Teil 14: Schon immer ist unser Anliegen, eine Transparenz und regelmäßig offene Türen anzubieten. So entstand über die Jahre eine Tradition mit Hoffesten, Hofkonzerten und mehreren kleineren Events und Angeboten für unsere Kund:innen.

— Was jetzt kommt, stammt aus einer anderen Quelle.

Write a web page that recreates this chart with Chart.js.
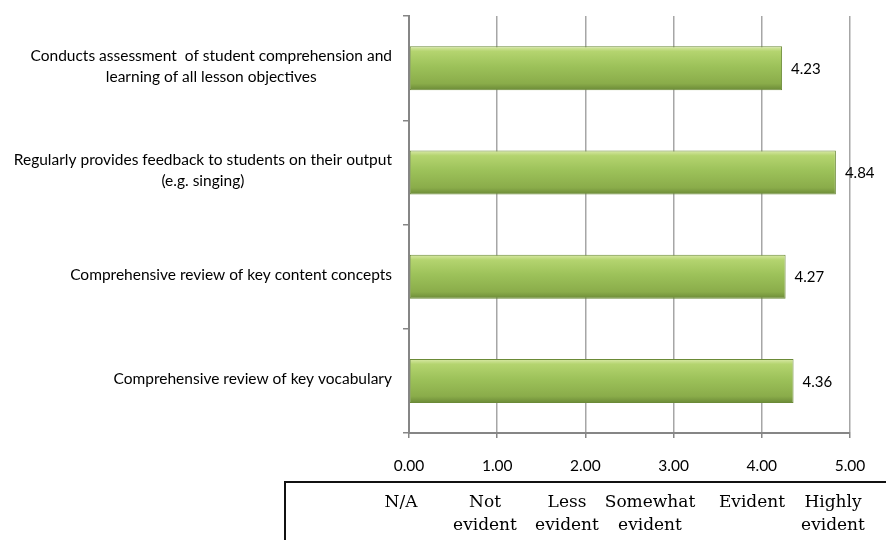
<!DOCTYPE html>
<html>
<head>
<meta charset="utf-8">
<script src="https://cdn.jsdelivr.net/npm/chart.js@4/dist/chart.umd.min.js"></script>
<style>
  html, body { margin: 0; padding: 0; background: #fff; }
  #wrap { position: relative; width: 886px; height: 540px; overflow: hidden; }
  #chart { position: absolute; left: 0; top: 0; }
  /* rating key table under the axis */
  #key {
    position: absolute; left: 284px; top: 481px; width: 620px; height: 80px;
    border-top: 2px solid #111; border-left: 2px solid #111; box-sizing: border-box;
    font: 17px "DejaVu Serif", "Liberation Serif", serif; color: #000;
  }
  #key .col { position: absolute; top: 7px; width: 100px; text-align: center; line-height: 23px; }
</style>
</head>
<body>
<div id="wrap">
  <canvas id="chart" width="886" height="540"></canvas>
  <div id="key"></div>
</div>
<script>
// ------- data -------
const categories = [
  ['Conducts assessment  of student comprehension and', 'learning of all lesson objectives'],
  ['Regularly provides feedback to students on their output', '(e.g. singing)'],
  ['Comprehensive review of key content concepts'],
  ['Comprehensive review of key vocabulary'],
];
const scores = [4.23, 4.84, 4.27, 4.36];
const xMin = 0, xMax = 5, xStep = 1;
const keyLabels = [['N/A'], ['Not', 'evident'], ['Less', 'evident'], ['Somewhat', 'evident'], ['Evident'], ['Highly', 'evident']];

// ------- look -------
const SANS = 'Lato, "Open Sans", sans-serif';
const GRID = '#a6a6a6';
const AXIS = '#868686';
const BAR_H = 44;

// key table columns (centres, page px)
const keyCentres = [399, 483, 565, 648, 750, 831];
const key = document.getElementById('key');
keyLabels.forEach((lines, i) => {
  const d = document.createElement('div');
  d.className = 'col';
  d.style.left = (keyCentres[i] - 284 - 50) + 'px';
  d.innerHTML = lines.join('<br>');
  key.appendChild(d);
});

// green bevel per bar, built from the y scale
function barFill(ctx) {
  const chart = ctx.chart;
  const y = chart.scales.y;
  if (!y || ctx.dataIndex == null) return '#9bbb59';
  const cy = y.getPixelForValue(ctx.dataIndex);
  if (!Number.isFinite(cy)) return '#9bbb59';
  const g = chart.ctx.createLinearGradient(0, cy - BAR_H / 2, 0, cy + BAR_H / 2);
  g.addColorStop(0, '#dbeaa9');
  g.addColorStop(0.12, '#b4d46f');
  g.addColorStop(0.45, '#9dc25a');
  g.addColorStop(0.85, '#8aac4a');
  g.addColorStop(1, '#6b8a37');
  return g;
}

// category labels: block right-aligned at the axis, lines centred in the block
const catLabels = {
  id: 'catLabels',
  afterDraw(chart) {
    const y = chart.scales.y;
    const c = chart.ctx;
    c.save();
    c.font = '15.5px ' + SANS;
    c.fillStyle = '#000';
    c.textBaseline = 'middle';
    c.textAlign = 'center';
    const right = y.right - 17;
    const lh = 21;
    categories.forEach((lines, i) => {
      const w = Math.max(...lines.map(s => c.measureText(s).width));
      const cx = right - w / 2;
      const cy = y.getPixelForValue(i) - ((lines.length - 1) * lh) / 2 - 2;
      lines.forEach((s, k) => c.fillText(s, cx, cy + k * lh));
    });
    c.restore();
  }
};

// value labels at bar ends
const valueLabels = {
  id: 'valueLabels',
  afterDatasetsDraw(chart) {
    const c = chart.ctx;
    const meta = chart.getDatasetMeta(0);
    c.save();
    c.font = '15px ' + SANS;
    c.fillStyle = '#000';
    c.textAlign = 'left';
    c.textBaseline = 'middle';
    meta.data.forEach((bar, i) => {
      c.fillText(scores[i].toFixed(2), bar.x + 9, bar.y + 1);
    });
    c.restore();
  }
};

new Chart(document.getElementById('chart'), {
  type: 'bar',
  data: {
    labels: categories,
    datasets: [{
      data: scores,
      backgroundColor: barFill,
      borderColor: '#6b8a37',
      borderWidth: 1,
      borderSkipped: false,
      categoryPercentage: 1,
      barPercentage: BAR_H / 104.25,
    }]
  },
  options: {
    indexAxis: 'y',
    animation: false,
    responsive: false,
    layout: { padding: { left: 0, right: 36, top: 16, bottom: 0 } },
    plugins: { legend: { display: false }, tooltip: { enabled: false } },
    scales: {
      x: {
        min: xMin, max: xMax,
        ticks: {
          stepSize: xStep, padding: 19, color: '#000',
          font: { family: SANS, size: 15.5 },
          callback: v => Number(v).toFixed(2),
        },
        grid: { color: GRID, lineWidth: 1.5, tickLength: 5, tickColor: AXIS },
        border: { display: true, color: AXIS, width: 2 },
        afterFit: s => { s.height = 107; },
      },
      y: {
        offset: true,
        ticks: { display: false },
        grid: { offset: true, drawOnChartArea: false, tickLength: 6, color: AXIS, lineWidth: 1.5 },
        border: { display: true, color: AXIS, width: 2 },
        afterFit: s => { s.width = 409; },
      }
    }
  },
  plugins: [catLabels, valueLabels]
});
</script>
</body>
</html>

Das 1. Hoffest hat 2004 noch auf dem alten Hof im Ortskern stattgefunden. Mittlerweile sind die Hoffeste und der damit verbundene Kunst-handwerkermarkt eine feste Größe in der Filderstädter Kulturlandschaft und locken immer viele Besucher:innen auf unseren Hof. Groß und Klein finden eine Vielfalt an Attraktionen und Informationen rund um den Hof, Spiel und Spaß, gemütliches Beisammensein bei leckerem Bio-Essen, Musik und Unterhaltung. Ein weiteres Highlight sind die Hofkonzerte in Zusammenarbeit mit dem Filum Symphonieorchester und Robert Wieland als Dirigent. Der Hof wird auf Hochglanz gebracht und schön dekoriert, so dass eine ganz besondere Atmosphäre entsteht. Die bezaubernden Abende finden große Resonanz und sind schnell ausverkauft – nicht zuletzt, weil die Gemüsehalle eine bemerkenswerte Akustik hat. Uns ist es wichtig, auch mit kleineren Veranstaltungen wie Hofführungen, Kochkursen, Kräuterkursen, etc. Einblicke in den ökologischen Gemüse-Anbau und unseren Hof zu geben.

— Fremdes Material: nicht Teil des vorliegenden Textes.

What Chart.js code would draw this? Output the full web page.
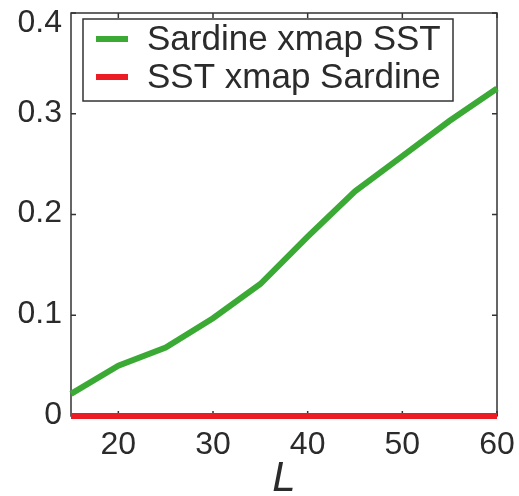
<!DOCTYPE html>
<html lang="en">
<head>
  <meta charset="UTF-8" />
  <title>Sardine / SST cross-map skill</title>
  <script src="https://cdn.jsdelivr.net/npm/chart.js"></script>
  <style>
    body {
      margin: 0;
      background-color: #ffffff;
    }
    canvas {
      display: block;
    }
  </style>
</head>
<body>
  <canvas id="xmapChart" width="519" height="496"></canvas>

  <script>
    // library length L
    const libLength = [15, 20, 25, 30, 35, 40, 45, 50, 55, 60];
    const sardineXmapSST = [0.022, 0.05, 0.068, 0.097, 0.131, 0.178, 0.223, 0.258, 0.293, 0.325];
    const sstXmapSardine = [0, 0, 0, 0, 0, 0, 0, 0, 0, 0];
    const xTicks = [20, 30, 40, 50, 60];
    const yTicks = [0, 0.1, 0.2, 0.3, 0.4];
    const yMax = 0.4;

    const axisColor = "#333333";
    const textColor = "#2b2b2b";
    const fontFamily = "'Liberation Sans', Arial, sans-serif";

    // box round the plot, with ticks pointing inward
    const boxPlugin = {
      id: "box",
      beforeDatasetsDraw(chart) {
        const { ctx, chartArea: a, scales } = chart;
        ctx.save();
        ctx.strokeStyle = axisColor;
        ctx.lineWidth = 1.5;
        ctx.strokeRect(a.left, a.top, a.right - a.left, a.bottom - a.top);
        ctx.beginPath();
        xTicks.forEach(v => {
          const x = scales.x.getPixelForValue(v);
          ctx.moveTo(x, a.top); ctx.lineTo(x, a.top + 5);
          ctx.moveTo(x, a.bottom); ctx.lineTo(x, a.bottom - 5);
        });
        yTicks.forEach(v => {
          const y = scales.y.getPixelForValue(v);
          ctx.moveTo(a.left, y); ctx.lineTo(a.left + 5, y);
          ctx.moveTo(a.right, y); ctx.lineTo(a.right - 5, y);
        });
        ctx.stroke();
        ctx.restore();
      },
      // the top label sits a little below its tick, as in the original
      afterDraw(chart) {
        const { ctx, chartArea: a, scales } = chart;
        ctx.save();
        ctx.font = "32px " + fontFamily;
        ctx.fillStyle = textColor;
        ctx.textAlign = "right";
        ctx.textBaseline = "middle";
        ctx.fillText(String(yMax), a.left - 9, scales.y.getPixelForValue(yMax) + 10);
        ctx.restore();
      }
    };

    // legend with a border, top left inside the plot
    const legendPlugin = {
      id: "boxLegend",
      afterDraw(chart) {
        const { ctx, chartArea: a } = chart;
        const left = a.left + 12;
        const top = a.top + 6;
        ctx.save();
        ctx.fillStyle = "#ffffff";
        ctx.fillRect(left, top, 370, 82);
        ctx.strokeStyle = axisColor;
        ctx.lineWidth = 1.5;
        ctx.strokeRect(left, top, 370, 82);
        ctx.font = "35px " + fontFamily;
        ctx.textBaseline = "middle";
        chart.data.datasets.forEach((ds, i) => {
          const y = top + 20 + i * 38;
          ctx.strokeStyle = ds.borderColor;
          ctx.lineWidth = 6;
          ctx.beginPath();
          ctx.moveTo(left + 13, y);
          ctx.lineTo(left + 45, y);
          ctx.stroke();
          ctx.fillStyle = textColor;
          ctx.fillText(ds.label, left + 64, y + 1);
        });
        ctx.restore();
      }
    };

    new Chart(document.getElementById("xmapChart"), {
      type: "line",
      data: {
        datasets: [
          {
            label: "Sardine xmap SST",
            data: libLength.map((l, i) => ({ x: l, y: sardineXmapSST[i] })),
            borderColor: "#3aaa35",
            borderWidth: 6,
            pointRadius: 0,
            clip: false
          },
          {
            label: "SST xmap Sardine",
            data: libLength.map((l, i) => ({ x: l, y: sstXmapSardine[i] })),
            borderColor: "#ed1c24",
            borderWidth: 6,
            pointRadius: 0,
            clip: false
          }
        ]
      },
      options: {
        responsive: false,
        animation: false,
        devicePixelRatio: 1,
        layout: { padding: { top: 13, right: 22, left: 0, bottom: 0 } },
        plugins: {
          legend: { display: false },
          tooltip: { enabled: false }
        },
        scales: {
          x: {
            type: "linear",
            min: 15,
            max: 60,
            afterBuildTicks: s => { s.ticks = xTicks.map(v => ({ value: v })); },
            afterFit: s => { s.height = 80; s.paddingLeft = 0; s.paddingRight = 0; },
            grid: { display: false, drawTicks: false },
            border: { display: false },
            ticks: {
              color: textColor,
              padding: 10,
              font: { family: fontFamily, size: 32 },
              maxRotation: 0
            },
            title: {
              display: true,
              text: "L",
              color: textColor,
              padding: { top: 0, bottom: 0 },
              font: { family: fontFamily, size: 42, style: "italic", lineHeight: 0.8 }
            }
          },
          y: {
            type: "linear",
            min: 0,
            max: yMax,
            afterBuildTicks: s => { s.ticks = yTicks.map(v => ({ value: v })); },
            afterFit: s => { s.width = 71; s.paddingTop = 0; s.paddingBottom = 0; },
            grid: { display: false, drawTicks: false },
            border: { display: false },
            ticks: {
              color: textColor,
              padding: 9,
              labelOffset: -1,
              font: { family: fontFamily, size: 32 },
              callback: v => (v === yMax ? "" : String(v))
            }
          }
        }
      },
      plugins: [boxPlugin, legendPlugin]
    });
  </script>
</body>
</html>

Teil 15 - letzter Teil: Der Bio Gemüsehof Hörz umfasst Anbau, Hofladen, Wochenmarkt und Lieferservice und ist inzwischen ein Betrieb mit 60 Mitarbeiter:innen. Hauptsächlich vermarkten wir unsere eigenen Erzeugnisse. Alles was nicht bei uns wächst, kaufen wir bei Bio-Kolleg:innen aus Baden-Württemberg und im Bio-Großhandel. So können Sie sicher sein, dass Sie bei uns zu 100 % Bio einkaufen. Der Gemüsebau auf den Fildern hat eine lange Tradition, die wir als Bioland-Betrieb in großer Vielfalt fortsetzen und leben. Innere und äußere Faktoren fordern immer wieder ein Überdenken der Strukturen und Neuorientierung, wo es nötig ist. So bleibt unser Betrieb bei aller Tradition immer in Bewegung. Das macht unseren Arbeitsalltag spannend und interessant. Teil unserer Motivation, das alles zu machen, ist die tiefe Überzeugung, dass wir einer sinnhaften und nachhaltigen Tätigkeit nachgehen und der nächsten Generation gesundes Land weitergeben. Unsere Vision ist, dass auf der ganzen Welt ökologisch angebaute und gesunde Lebensmittel erzeugt werden. Wir sind sehr dankbar, dass wir hier in Bonlanden unseren Beitrag dazu leisten dürfen. In diesem Sinne danken wir Ihnen als unsere Kund:innen für Ihre Treue. Ohne Sie wäre das alles nicht möglich!